◆ EXERCISE PROMPT:
Write out only the span of lines that begins at the line with "Generate a web" and ends at the line with "const headTicks = [0, 10, 20, 30, 40, 50, 60];". Keep both end lines, word for word.

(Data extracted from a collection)
## BEGIN
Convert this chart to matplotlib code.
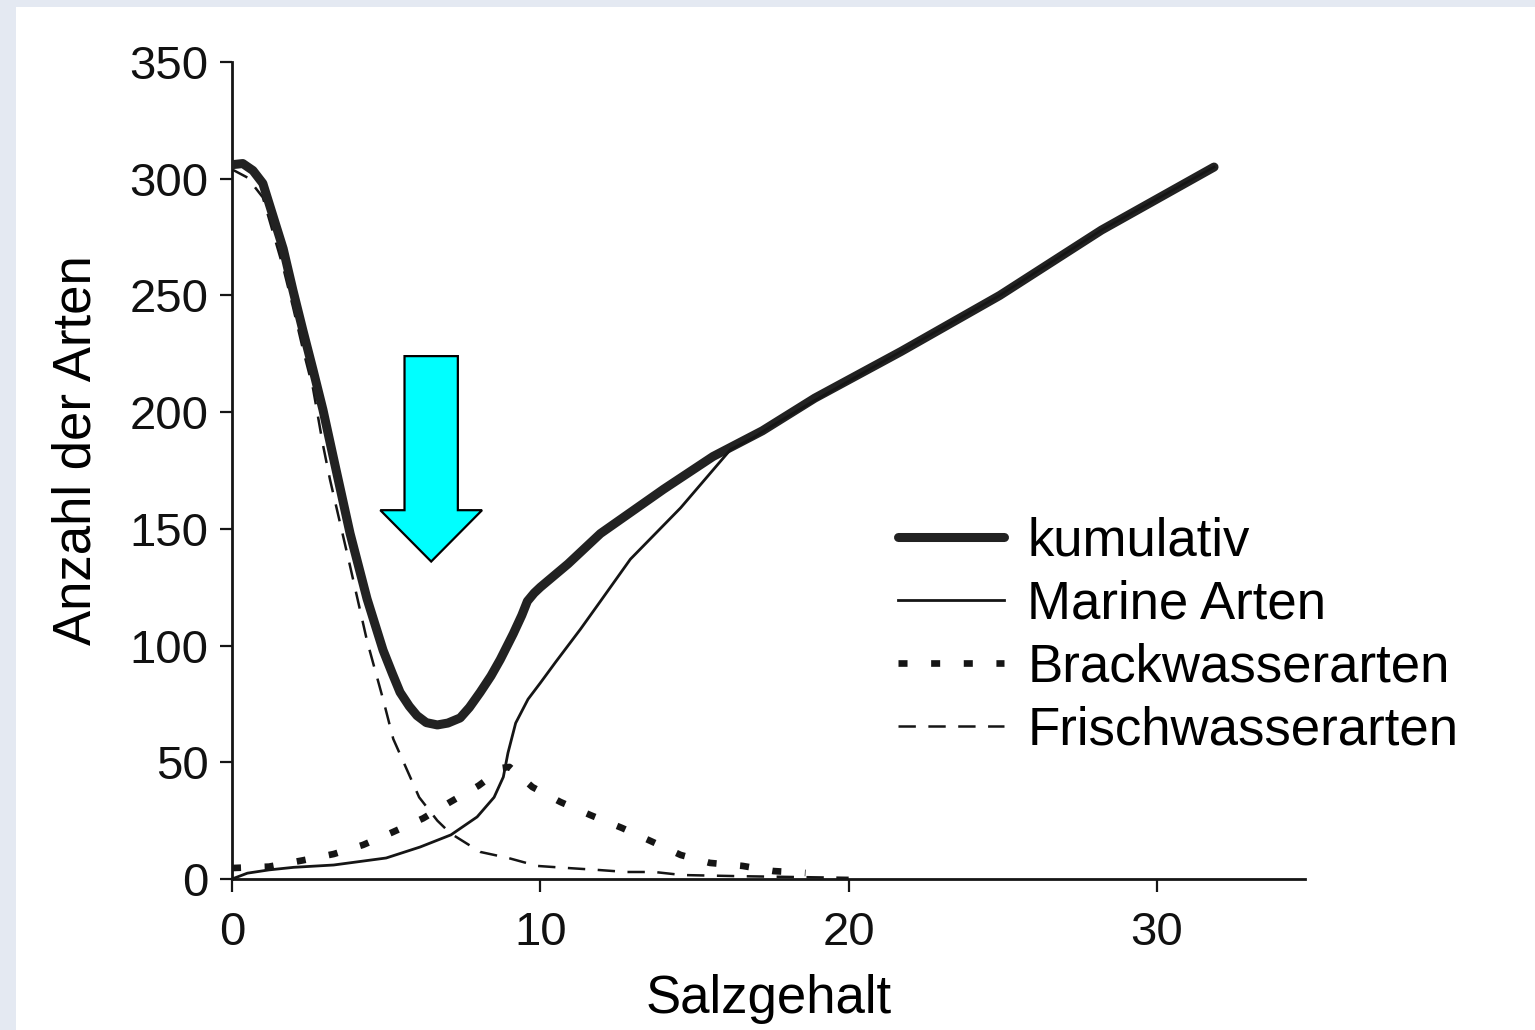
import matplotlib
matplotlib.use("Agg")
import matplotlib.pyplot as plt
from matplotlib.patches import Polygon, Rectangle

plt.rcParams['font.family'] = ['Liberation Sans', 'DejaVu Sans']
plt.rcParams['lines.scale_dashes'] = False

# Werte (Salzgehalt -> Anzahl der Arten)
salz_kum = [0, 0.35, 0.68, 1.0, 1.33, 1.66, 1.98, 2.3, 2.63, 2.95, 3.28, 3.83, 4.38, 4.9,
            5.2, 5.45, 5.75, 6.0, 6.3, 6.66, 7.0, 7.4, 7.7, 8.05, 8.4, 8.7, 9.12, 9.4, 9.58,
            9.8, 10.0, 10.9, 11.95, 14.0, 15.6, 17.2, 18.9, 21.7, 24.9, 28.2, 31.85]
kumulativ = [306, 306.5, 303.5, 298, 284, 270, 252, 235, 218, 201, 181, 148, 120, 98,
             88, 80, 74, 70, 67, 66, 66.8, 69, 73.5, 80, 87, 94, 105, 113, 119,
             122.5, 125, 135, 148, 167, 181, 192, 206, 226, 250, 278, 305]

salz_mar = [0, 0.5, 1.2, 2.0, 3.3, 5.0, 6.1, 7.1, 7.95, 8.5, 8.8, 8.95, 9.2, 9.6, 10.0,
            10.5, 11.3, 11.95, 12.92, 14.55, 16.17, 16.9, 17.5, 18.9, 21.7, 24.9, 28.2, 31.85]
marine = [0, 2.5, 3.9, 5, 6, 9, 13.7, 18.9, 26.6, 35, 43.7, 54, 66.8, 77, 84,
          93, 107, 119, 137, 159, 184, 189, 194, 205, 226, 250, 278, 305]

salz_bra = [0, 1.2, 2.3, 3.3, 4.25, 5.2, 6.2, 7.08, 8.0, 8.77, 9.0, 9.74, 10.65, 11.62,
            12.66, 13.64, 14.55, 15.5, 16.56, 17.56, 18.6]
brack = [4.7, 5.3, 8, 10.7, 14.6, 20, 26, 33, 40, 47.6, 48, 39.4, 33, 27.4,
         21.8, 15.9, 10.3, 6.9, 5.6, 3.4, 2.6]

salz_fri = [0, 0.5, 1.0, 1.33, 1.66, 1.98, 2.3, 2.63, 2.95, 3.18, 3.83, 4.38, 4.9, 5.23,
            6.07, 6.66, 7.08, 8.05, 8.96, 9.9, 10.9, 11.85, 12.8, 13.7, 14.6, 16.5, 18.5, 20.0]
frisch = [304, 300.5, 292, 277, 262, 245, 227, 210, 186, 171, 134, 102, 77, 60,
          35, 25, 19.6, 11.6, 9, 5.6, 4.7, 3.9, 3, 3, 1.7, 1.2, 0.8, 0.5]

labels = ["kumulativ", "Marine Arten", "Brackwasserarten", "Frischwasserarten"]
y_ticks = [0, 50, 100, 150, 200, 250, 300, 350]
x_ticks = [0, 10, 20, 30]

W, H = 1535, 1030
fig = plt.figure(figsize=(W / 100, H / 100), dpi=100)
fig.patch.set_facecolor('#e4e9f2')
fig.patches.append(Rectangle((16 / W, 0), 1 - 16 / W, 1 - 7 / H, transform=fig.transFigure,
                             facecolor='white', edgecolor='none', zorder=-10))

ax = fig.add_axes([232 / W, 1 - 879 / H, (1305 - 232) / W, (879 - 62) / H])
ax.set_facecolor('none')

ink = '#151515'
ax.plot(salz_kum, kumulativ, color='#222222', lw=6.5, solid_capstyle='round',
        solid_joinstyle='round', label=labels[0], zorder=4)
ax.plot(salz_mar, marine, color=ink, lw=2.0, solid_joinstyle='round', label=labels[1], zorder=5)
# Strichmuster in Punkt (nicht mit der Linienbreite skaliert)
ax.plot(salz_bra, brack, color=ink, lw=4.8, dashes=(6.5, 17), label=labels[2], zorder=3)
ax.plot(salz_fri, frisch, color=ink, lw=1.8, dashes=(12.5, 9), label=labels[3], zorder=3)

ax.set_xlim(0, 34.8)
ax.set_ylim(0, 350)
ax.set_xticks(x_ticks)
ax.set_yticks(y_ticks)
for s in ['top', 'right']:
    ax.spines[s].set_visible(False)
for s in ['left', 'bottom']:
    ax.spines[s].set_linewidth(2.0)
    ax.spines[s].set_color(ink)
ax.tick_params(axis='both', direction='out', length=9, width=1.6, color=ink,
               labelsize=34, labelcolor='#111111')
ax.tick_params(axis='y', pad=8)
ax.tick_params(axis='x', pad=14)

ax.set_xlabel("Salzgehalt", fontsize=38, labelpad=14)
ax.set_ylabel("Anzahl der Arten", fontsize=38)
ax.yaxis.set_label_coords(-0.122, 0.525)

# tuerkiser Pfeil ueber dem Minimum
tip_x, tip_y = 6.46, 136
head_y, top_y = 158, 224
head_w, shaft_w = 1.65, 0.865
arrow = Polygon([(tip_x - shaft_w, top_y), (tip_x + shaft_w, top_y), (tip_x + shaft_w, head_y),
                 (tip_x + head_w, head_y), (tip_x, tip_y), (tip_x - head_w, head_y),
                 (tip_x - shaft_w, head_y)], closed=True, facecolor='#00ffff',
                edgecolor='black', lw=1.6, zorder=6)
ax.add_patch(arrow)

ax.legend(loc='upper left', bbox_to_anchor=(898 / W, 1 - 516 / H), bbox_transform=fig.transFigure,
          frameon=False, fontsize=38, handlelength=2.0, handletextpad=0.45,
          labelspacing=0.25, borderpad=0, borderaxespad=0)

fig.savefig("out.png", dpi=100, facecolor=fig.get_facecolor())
## END
## BEGIN
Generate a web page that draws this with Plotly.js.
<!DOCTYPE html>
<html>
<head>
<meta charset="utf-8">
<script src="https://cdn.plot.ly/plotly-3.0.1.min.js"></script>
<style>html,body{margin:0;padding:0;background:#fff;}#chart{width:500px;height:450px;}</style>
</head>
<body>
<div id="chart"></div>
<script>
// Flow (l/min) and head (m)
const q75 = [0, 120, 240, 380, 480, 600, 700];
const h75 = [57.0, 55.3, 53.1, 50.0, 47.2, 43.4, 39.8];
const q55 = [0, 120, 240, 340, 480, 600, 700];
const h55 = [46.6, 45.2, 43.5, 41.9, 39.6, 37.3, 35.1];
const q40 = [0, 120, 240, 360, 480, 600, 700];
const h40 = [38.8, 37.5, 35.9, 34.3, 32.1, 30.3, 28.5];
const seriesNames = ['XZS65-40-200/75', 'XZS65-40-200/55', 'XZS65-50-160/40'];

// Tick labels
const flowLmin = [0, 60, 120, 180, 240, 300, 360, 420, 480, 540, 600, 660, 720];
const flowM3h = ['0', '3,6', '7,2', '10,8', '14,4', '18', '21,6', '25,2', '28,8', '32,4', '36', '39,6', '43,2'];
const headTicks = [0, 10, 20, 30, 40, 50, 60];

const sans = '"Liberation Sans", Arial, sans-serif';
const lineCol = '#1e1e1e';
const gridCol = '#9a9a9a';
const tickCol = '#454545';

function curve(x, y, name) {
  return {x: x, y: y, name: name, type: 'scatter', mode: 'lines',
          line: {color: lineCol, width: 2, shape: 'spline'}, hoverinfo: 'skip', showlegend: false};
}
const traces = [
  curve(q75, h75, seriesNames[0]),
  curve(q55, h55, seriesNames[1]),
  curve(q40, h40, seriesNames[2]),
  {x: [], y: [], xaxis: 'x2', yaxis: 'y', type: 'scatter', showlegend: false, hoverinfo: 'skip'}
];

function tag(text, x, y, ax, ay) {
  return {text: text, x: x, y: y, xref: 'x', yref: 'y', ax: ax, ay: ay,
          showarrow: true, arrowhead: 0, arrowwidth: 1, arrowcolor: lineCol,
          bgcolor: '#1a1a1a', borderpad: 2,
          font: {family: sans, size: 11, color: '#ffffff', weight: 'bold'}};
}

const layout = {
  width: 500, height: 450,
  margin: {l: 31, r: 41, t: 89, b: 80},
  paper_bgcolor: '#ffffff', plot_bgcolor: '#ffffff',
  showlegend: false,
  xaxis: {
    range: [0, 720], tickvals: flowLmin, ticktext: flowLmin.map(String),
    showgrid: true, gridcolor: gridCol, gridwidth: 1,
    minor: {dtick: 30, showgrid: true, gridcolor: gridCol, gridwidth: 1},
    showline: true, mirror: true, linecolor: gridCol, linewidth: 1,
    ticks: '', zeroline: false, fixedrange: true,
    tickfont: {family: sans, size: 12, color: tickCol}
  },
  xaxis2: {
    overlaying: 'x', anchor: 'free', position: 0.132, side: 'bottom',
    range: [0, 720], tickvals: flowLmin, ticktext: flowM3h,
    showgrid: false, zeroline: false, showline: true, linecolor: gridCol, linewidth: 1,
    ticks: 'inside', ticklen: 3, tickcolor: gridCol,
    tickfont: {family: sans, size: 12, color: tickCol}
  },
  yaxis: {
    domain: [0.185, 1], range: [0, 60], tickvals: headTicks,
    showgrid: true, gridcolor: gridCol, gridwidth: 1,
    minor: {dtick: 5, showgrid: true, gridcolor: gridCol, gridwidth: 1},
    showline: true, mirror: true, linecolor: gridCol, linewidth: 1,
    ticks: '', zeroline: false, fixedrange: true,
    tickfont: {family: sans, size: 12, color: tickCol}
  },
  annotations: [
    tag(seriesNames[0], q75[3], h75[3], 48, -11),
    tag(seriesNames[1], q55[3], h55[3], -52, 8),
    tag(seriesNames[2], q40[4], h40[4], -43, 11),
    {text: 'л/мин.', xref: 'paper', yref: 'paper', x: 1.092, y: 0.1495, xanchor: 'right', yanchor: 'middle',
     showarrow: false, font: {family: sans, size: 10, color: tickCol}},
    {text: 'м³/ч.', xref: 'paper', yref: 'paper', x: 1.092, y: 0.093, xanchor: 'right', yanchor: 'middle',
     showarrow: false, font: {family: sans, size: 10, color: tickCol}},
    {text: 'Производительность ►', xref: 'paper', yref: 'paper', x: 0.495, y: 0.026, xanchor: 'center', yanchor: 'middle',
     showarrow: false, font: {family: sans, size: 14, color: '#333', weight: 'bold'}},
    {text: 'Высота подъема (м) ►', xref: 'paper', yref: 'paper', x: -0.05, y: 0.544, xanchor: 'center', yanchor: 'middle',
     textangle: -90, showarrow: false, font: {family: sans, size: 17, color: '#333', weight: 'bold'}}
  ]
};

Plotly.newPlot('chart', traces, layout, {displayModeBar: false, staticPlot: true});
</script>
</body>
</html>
## END
◆ EXERCISE OUTPUT:
Generate a web page that draws this with Plotly.js.
<!DOCTYPE html>
<html>
<head>
<meta charset="utf-8">
<script src="https://cdn.plot.ly/plotly-3.0.1.min.js"></script>
<style>html,body{margin:0;padding:0;background:#fff;}#chart{width:500px;height:450px;}</style>
</head>
<body>
<div id="chart"></div>
<script>
// Flow (l/min) and head (m)
const q75 = [0, 120, 240, 380, 480, 600, 700];
const h75 = [57.0, 55.3, 53.1, 50.0, 47.2, 43.4, 39.8];
const q55 = [0, 120, 240, 340, 480, 600, 700];
const h55 = [46.6, 45.2, 43.5, 41.9, 39.6, 37.3, 35.1];
const q40 = [0, 120, 240, 360, 480, 600, 700];
const h40 = [38.8, 37.5, 35.9, 34.3, 32.1, 30.3, 28.5];
const seriesNames = ['XZS65-40-200/75', 'XZS65-40-200/55', 'XZS65-50-160/40'];

// Tick labels
const flowLmin = [0, 60, 120, 180, 240, 300, 360, 420, 480, 540, 600, 660, 720];
const flowM3h = ['0', '3,6', '7,2', '10,8', '14,4', '18', '21,6', '25,2', '28,8', '32,4', '36', '39,6', '43,2'];
const headTicks = [0, 10, 20, 30, 40, 50, 60];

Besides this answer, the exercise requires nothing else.